Julia Novikova seems to be making a specialty of adding the light-ish soprano dimension to concerts and galas in these parts, having joined Domingo in his gala last year. I don’t find her physical presentation very appealling, being quite uniform and consisting of a rather generalised contorted anguish. Her voice didn’t quite register where we were in the upper reaches of the Barbican Hall: it certainly wasn’t an intrinsically bad performance, I guess it just didn’t engage me much. Baritone Marco Caria brought a thick tone to Belcore and Rigoletto, but threw himself into the characterisations, particularly when duetting with JDF.

I hadn’t previously heard of billed conductor Karel Mark Chichon, not that it was particularly relevant here as he was replaced by another conductor I hadn’t heard of, Guillermo García Calvo. I don’t know what was going on with the London Symphony Orchestra, but there appeared to be some evidence of dissent between orchestra and conductor. In fact, the leader of the orchestra, Roman Simovic, had a face like a smacked arse at the end, and there appeared to be much muttering and grumping which wasn’t entirely pleasant to notice. There had been the odd lapse, but alongside the accompaniment the orchestra had given vivid and grand-scale readings of pieces including the sinfonia from I Vespri Siciliani and the overture to I Barbiere di Siviglia (replacing an advertised Guillaume Tell). Encores were whole-company arrangements of O sole mio and the Brindisi from La Traviata, both of which I could take or leave, but wrapped up a warm and celebratory concert in festive fashion.

Giulio Cesare, Met Live, Phoenix Cinema, East Finchley

Having had a not-entirely-satisfactory experience at Parsifal, and being a little impatient with Handel generally, I wasn’t sure what I would make of the screening of Giulio Cesare: it felt a long afternoon ahead. In particular, having been an avid fan of Natalie Dessay for some time, but noting some recent ‘difficult’ performances, I approached her Cleopatra with a little trepidation.

In the event, it was a consistently engaging and satisfying afternoon.

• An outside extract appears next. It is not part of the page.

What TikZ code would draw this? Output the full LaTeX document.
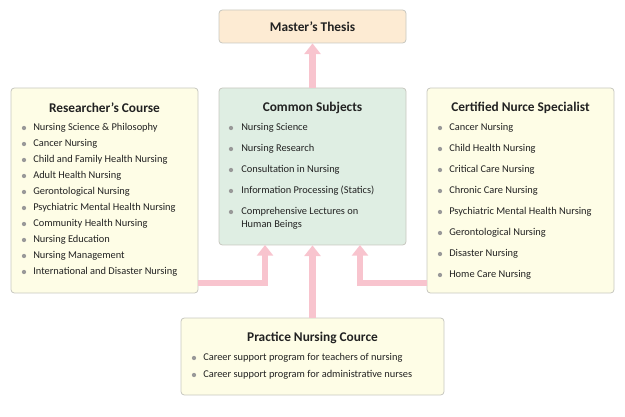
\documentclass[tikz,border=0pt]{standalone}
\usepackage{fontspec}
\setmainfont{Carlito}
\usetikzlibrary{arrows.meta}
\definecolor{boxy}{HTML}{FEFDE6}
\definecolor{boxg}{HTML}{DFEEE3}
\definecolor{boxp}{HTML}{FDEBD3}
\definecolor{edge}{HTML}{C8C8C0}
\definecolor{pinkar}{HTML}{F8C4CE}
\definecolor{txt}{HTML}{222222}
\definecolor{bul}{HTML}{999999}
\begin{document}
\begin{tikzpicture}[x=0.75pt,y=-0.75pt,
  panel/.style={draw=edge,line width=0.6pt,rounded corners=2.5pt},
  ttl/.style={font=\fontsize{10}{12}\selectfont\bfseries,text=txt},
  itm/.style={font=\fontsize{7.8}{9.4}\selectfont,text=txt,anchor=west,align=left,inner sep=0pt},
  bl/.style={circle,fill=bul,inner sep=0pt,minimum size=3.2pt},
  conn/.style={draw=pinkar,line width=5.2pt,-{Triangle[width=12pt,length=8pt]}}]
\useasboundingbox (0,0) rectangle (625,417);
% boxes
\node[panel,fill=boxp,minimum width=140.25pt,minimum height=24.75pt] (ms) at (312.5,26.5) {};
\node[panel,fill=boxy,minimum width=140.25pt,minimum height=153.75pt] (rc) at (104.5,190.5) {};
\node[panel,fill=boxg,minimum width=140.25pt,minimum height=117.75pt] (cs) at (312.5,166.5) {};
\node[panel,fill=boxy,minimum width=140.25pt,minimum height=153.75pt] (cn) at (520.5,190.5) {};
\node[panel,fill=boxy,minimum width=197.25pt,minimum height=57.75pt] (pn) at (312.5,356.5) {};
% titles
\node[ttl] at (312.5,27) {Master’s Thesis};
\node[ttl] at (104.5,108) {Researcher’s Course};
\node[ttl] at (312.5,108) {Common Subjects};
\node[ttl] at (520.5,108) {Certified Nurce Specialist};
\node[ttl] at (312.5,338) {Practice Nursing Cource};
% connectors
\coordinate (rl) at (198,283); \coordinate (rr) at (427,283);
\coordinate (cl) at (265,245); \coordinate (cr) at (360,245);
\draw[conn] (cs.north) -- (ms.south);
\draw[conn] (pn.north) -- (cs.south);
\draw[conn] (rl) -| (cl);
\draw[conn] (rr) -| (cr);
% lists
\foreach \t [count=\i] in {Nursing Science \& Philosophy,Cancer Nursing,Child and Family Health Nursing,Adult Health Nursing,Gerontological Nursing,Psychiatric Mental Health Nursing,Community Health Nursing,Nursing Education,Nursing Management,International and Disaster Nursing}{
  \node[bl] at (24,112+16*\i) {};
  \node[itm] at (33,112+16*\i) {\t};}
\foreach \t [count=\i] in {Nursing Science,Nursing Research,Consultation in Nursing,Information Processing (Statics)}{
  \node[bl] at (231,107+21*\i) {};
  \node[itm] at (241,107+21*\i) {\t};}
\node[bl] at (231,212) {};
\node[itm,anchor=north west] at (241,207.5) {Comprehensive Lectures on\\Human Beings};
\foreach \t [count=\i] in {Cancer Nursing,Child Health Nursing,Critical Care Nursing,Chronic Care Nursing,Psychiatric Mental Health Nursing,Gerontological Nursing,Disaster Nursing,Home Care Nursing}{
  \node[bl] at (440,107+21*\i) {};
  \node[itm] at (449,107+21*\i) {\t};}
\node[bl] at (194,358) {};
\node[itm] at (203,358) {Career support program for teachers of nursing};
\node[bl] at (194,375) {};
\node[itm] at (203,375) {Career support program for administrative nurses};
\end{tikzpicture}
\end{document}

The production is well-known, being the Glyndebourne production created by David McVicar and available on DVD. I thought it came across well from the Met, and the HD presentation was crisp and bright, well-suited to the production’s clean lines and strong colours. The choreography seemed generally less rigorous than it had been at Glyndebourne and, albeit I haven’t watched it for quite a while, I don’t remember the comedy being quite so blunt and ‘knowing’: the biggest laugh in the cinema came from Cornelia’s fruitily-raised eyebrow at the sight of Tolomeo in his Cleopatra-drag harem gear.

For sheer beauty of singing, allied to an intense dramatic presentation, the honours go to Patricia Bardon as Cornelia. She brought remarkable depth and shading to the tortured soul, which relieved the character of some of her gloomy longeurs. Alice Coote partnered her as an awkward, troubled Sesto, although the character seems to lose focus as the evening goes on; it seems hard to sustain this frustrated, impotent rage across such a long span without it becoming slightly comedic in its repetitiveness.

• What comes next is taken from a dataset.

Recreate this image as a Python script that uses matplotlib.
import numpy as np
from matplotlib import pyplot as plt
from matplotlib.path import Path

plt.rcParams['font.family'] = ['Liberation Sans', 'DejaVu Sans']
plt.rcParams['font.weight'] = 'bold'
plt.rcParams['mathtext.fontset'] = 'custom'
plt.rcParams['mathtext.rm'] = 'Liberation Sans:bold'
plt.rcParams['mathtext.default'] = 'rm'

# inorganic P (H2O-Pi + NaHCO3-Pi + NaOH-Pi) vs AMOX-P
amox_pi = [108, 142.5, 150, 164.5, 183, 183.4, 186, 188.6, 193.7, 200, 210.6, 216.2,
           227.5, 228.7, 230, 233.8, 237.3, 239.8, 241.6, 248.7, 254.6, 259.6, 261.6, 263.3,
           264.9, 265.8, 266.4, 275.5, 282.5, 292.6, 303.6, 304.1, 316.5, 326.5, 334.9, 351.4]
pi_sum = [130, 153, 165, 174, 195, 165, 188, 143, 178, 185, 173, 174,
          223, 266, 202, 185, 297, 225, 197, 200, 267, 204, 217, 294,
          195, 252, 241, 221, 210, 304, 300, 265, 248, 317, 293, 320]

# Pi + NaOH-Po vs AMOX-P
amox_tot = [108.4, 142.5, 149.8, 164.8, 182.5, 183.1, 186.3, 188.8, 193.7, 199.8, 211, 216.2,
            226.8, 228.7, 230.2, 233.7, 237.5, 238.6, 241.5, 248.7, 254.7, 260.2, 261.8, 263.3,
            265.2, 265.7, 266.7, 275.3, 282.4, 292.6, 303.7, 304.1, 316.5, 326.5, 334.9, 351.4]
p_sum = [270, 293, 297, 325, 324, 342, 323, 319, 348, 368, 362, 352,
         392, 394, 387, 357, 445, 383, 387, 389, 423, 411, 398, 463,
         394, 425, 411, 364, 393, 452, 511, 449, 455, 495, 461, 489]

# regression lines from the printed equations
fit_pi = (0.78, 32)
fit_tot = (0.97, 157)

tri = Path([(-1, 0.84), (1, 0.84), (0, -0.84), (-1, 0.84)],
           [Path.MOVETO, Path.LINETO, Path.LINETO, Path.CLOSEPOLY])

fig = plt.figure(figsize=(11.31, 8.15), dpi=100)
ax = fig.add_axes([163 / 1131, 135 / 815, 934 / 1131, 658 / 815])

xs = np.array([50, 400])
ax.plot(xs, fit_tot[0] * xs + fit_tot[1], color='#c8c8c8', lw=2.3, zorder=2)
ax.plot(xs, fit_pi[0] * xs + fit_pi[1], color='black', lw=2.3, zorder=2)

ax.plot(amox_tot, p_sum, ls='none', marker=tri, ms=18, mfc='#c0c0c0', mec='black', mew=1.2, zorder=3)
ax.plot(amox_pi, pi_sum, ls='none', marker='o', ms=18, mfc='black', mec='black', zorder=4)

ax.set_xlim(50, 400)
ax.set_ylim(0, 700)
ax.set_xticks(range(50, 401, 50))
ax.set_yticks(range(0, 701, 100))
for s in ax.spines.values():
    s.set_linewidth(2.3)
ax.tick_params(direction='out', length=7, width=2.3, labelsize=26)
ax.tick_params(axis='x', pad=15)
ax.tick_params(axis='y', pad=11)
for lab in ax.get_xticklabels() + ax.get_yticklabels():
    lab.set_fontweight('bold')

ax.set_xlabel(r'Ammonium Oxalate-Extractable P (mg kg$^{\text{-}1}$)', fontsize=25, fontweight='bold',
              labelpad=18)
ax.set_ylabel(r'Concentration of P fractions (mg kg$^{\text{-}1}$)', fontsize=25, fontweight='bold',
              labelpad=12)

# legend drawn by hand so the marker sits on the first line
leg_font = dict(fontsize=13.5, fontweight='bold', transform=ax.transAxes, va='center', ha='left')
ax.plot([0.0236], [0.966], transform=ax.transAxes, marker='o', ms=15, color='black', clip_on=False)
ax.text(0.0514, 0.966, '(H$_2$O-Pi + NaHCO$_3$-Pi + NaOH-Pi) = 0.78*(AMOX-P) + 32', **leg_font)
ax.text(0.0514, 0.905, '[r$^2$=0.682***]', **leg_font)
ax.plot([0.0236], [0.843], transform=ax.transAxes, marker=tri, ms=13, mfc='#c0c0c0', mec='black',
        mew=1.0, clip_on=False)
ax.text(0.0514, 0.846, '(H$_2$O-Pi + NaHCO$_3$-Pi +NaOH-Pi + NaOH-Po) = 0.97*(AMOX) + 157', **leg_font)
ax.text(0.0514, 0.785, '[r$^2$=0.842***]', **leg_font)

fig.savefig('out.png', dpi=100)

Countertenors abounded, of course: heading the cast, David Daniels as Cesare struggled to efface memories of Sarah Connolly, and actually (despite his bearded appearance) she made the more patrician Roman. Daniels’ tone seemed soft-grained, some of his runs indistinct, but when introspection and turmoil were called for, his commitment and detail came to the fore, with the softer edge to his voice coming into its own. As Tolomeo, Christoph Dumaux reprised his athletic blend of camp and violence, with a voice more incisive and capable of spitting out the bitter reproaches towards his sister and practically everyone else around him. Rachid Ben Abdeslam made Nireno even more camp than in the Glyndebourne run: almost a bit too 1970s sitcom camp. The initially startling contrast between countertenors and baritone was brought about by Guido Loconsolo, looking ruggedly threatening (in a slightly glossy ‘Met’ sort of way, relative to a more gritty Maltman for Glyndebourne) and singing with a strong, full voice.

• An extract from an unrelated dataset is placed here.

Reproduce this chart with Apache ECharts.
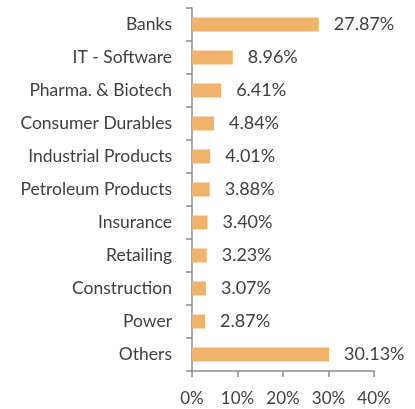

And so, what of that Cleopatra? Well, this is clearly not the coloratura marvel of the early Dessay, but we shouldn’t expect it to be. Runs may not have been so distinct, and there was the odd note that didn’t quite make it, particularly in some of the floated opening passages. There was a breathiness to the tone and a generally effortful impression that technique was being heavily relied upon to negotiate the music. But – and it’s a big ‘but’ – the combination of dramatic display and vocal sensitivity, especially in some of the more intimate music, is still a winner. On the big screen, Dessay is a tireless, full-energy performer and her Cleopatra was consistently engaging and effective. She seemed to pull something extra out of the bag for her last number, perhaps helped by being brought right to the front of the stage, and the coloratura had an ounce of greater cleanliness, focus and ‘ping’. I’m pleased to say that, despite (indeed, perhaps because of) the herculean efforts that appeared to go into the performance, my trepidation was proved unnecessary.

Harry Bicket drew a convincingly lithe ‘period’ sound from the Met orchestra. The Phoenix Cinema presentation was an improvement on the Parsifal, perhaps because the sound world of Handel is less dense than that of Wagner, but there were still question marks over whether it did proper justice to the vibrancy of the Met’s aural presentation.